My guess is that FISA is technologically obsolete, in ways that may relate closely to the reasons why the program is effective against the terrorists, even though they are generally aware of the fact that phone calls can be intercepted.

DOJ’s answers include explanations of several reasons why it is important, in some instances, not to go through the FISA process. This one was interesting:

Great care must be exercised in reviewing requests for emergency surveillance because of the risks involved. Among other things, if the Attorney General authorizes emergency surveillance and the FISA court later declines to permit surveillance, there is a risk that the court would disclose the surveillance to U.S. persons whose communications were intercepted, …

I don’t recall any such provision in FISA; does this mean that the risk arises from the conduct of rogue judges, or is there another explanation?
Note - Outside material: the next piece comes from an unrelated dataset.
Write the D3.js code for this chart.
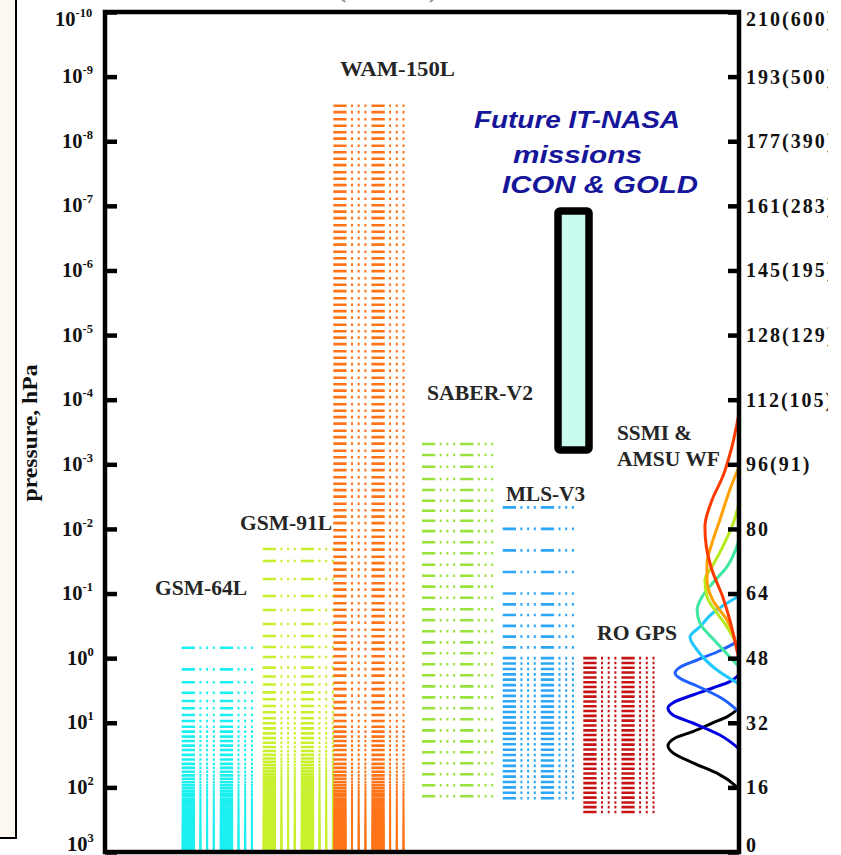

I don’t know. [See Update.]

We’ll be interested to hear from others who have examined DOJ’s responses in detail and have further comments.

UPDATE: Reader Mark Wauck identified the relevant portion of FISA, Section 1806:

Section 1806

(j) Notification of emergency employment of electronic surveillance; contents; postponement, suspension or elimination

If an emergency employment of electronic surveillance is authorized under section 1805 (e) [1] of this title and a subsequent order approving the surveillance is not obtained, the judge shall cause to be served on any United States person named in the application and on such other United States persons subject to electronic surveillance as the judge may determine in his discretion it is in the interest of justice to serve, notice of—

(1) the fact of the application;
(2) the period of the surveillance; and
(3) the fact that during the period information was or was not obtained.

On an ex parte showing of good cause to the judge the serving of the notice required by this subsection may be postponed or suspended for a period not to exceed ninety days. Thereafter, on a further ex parte showing of good cause, the court shall forego ordering the serving of the notice required under this subsection.